Un libro, cadutoci tra le mani per caso, parla della magia di Belgrado, The Magic of Belgrade. Momo Kapor, il suo autore, morto nel 2010, era arrivato a Belgrado partendo da Sarajevo a nove anni e ha iniziato a raccontarla. A illuminarla. Storie, frammenti, aneddoti. Un nativo di Sarajevo che racconta la Serbia. Eppure, si sono fatti la guerra. Una delle più atroci: fratelli contro fratelli, amici contro amici, mariti contro mogli. A vent'anni dalla fine, a vent'anni da quando la Nato bombardò Belgrado, impossibile dimenticare. Popoli della stessa vecchia nazione, prima che la Jugoslavia si dissolvesse, perennemente in conflitto. La Bosnia con la Serbia. La Serbia con la Bosnia. Una Serbia che non vuole entrare nella Nato ma che attende ancora l'ingresso nell'Unione europea. E l'ago della bilancia è il riconoscimento del Kosovo che riaccende i riflettori. Un problema, quello del riconoscimento internazionale che è solo una delle questioni che il Kosovo deve ancora risolvere. Il giochetto mosso alla Serbia è che se per entrare nell'Unione europea, occorre riconoscere il Kosovo, allora non sarà mai. «La Nato ha bombardato la Serbia per il Kosovo - spiega al Giornale, Jovan Palalic ora segretario generale del Partito popolare serbo ed eletto al suo quinto mandato all'Assemblea nazionale serba nel 2016 - voleva che il Kosovo fosse un paese indipendente, ma per i serbi non lo sarà mai, il Kosovo è parte della Serbia». Un Paese, la Serbia, che andrà a elezioni l'anno prossimo e dove se arrivi con un visto dal Kosovo lo considerano uno smacco. Impossibile accettare il visto di un Paese che non riconoscono. «Riguardo all'Unione europea - continua Palalic - non possiamo dire che la Serbia non voglia entrare, ma ora il processo è bloccato per la posizione di Macron. La Francia non vuole l'allacciamento dei Balcani all'Ue. Macron ha problemi in Francia e secondo me sono problemi domestici».

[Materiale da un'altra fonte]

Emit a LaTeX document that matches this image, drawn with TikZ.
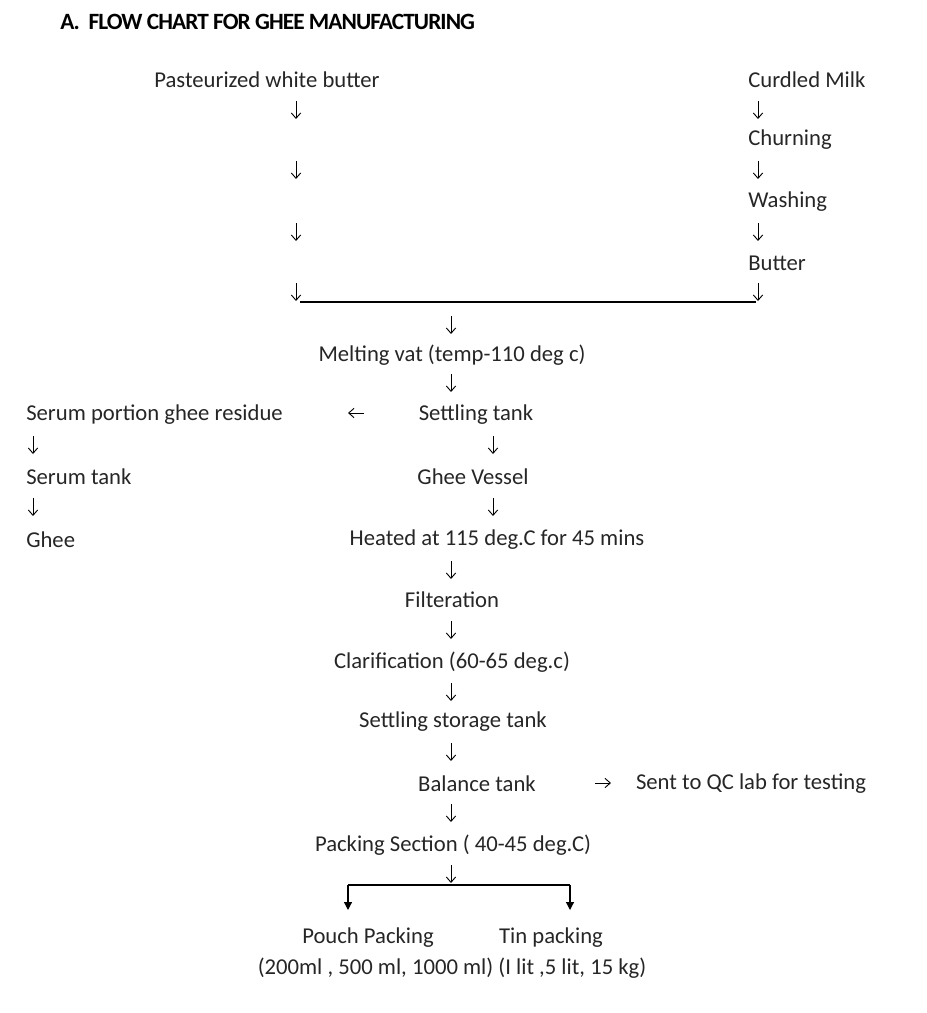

Il presidente della Repubblica di Serbia, Aleksandar Vucic, però, vorrebbe scendere a compromessi con il Kosovo e ha aperto un dialogo. A cui il Kosovo avrebbe risposto picche. «La Serbia - ci dice Palalic - vuole parlare con il Kosovo. Vogliamo un compromesso, tutto si può fare, ma dentro la nostra risoluzione dove il Kosovo è parte della Serbia». E quindi se la prospettiva è che la Serbia venga estromessa dall'Ue, allora meglio stringere accordi con Cina e Russia. «Due settimane fa - ricorda Palalic - abbiamo stretto un accordo con l'Unione economica euroasiatica per il libero mercato, possiamo esportare merce senza dazi doganali. Un'opportunità anche per le aziende italiane». Un convegno a Verona un mese fa ha lanciato un monito agli italiani per investire in Serbia ed evitare le sanzioni russe. Non solo. Il governo serbo ha schierato i poliziotti cinesi accanto ai propri. E i rapporti con la Bosnia? «In questo momento sono complicati perché non c'è un governo in Bosnia - spiega Palalic -. Noi vogliamo mantenere l'Accordo di Dayton, i musulmani invece vogliono distruggere il potere della Repubblica serba. Non è una guerra tra Serbia e Bosnia ma è una guerra tra musulmani croati e serbi ortodossi che vivono in Bosnia». Già una guerra. Ancora la guerra. Così tornando in Italia, lungo la via del ritorno, una domanda continua a martellarci.

Perché ancora tutto questo odio? «Troppo male è stato fatto», ci aveva risposto un ragazzo di Sarajevo.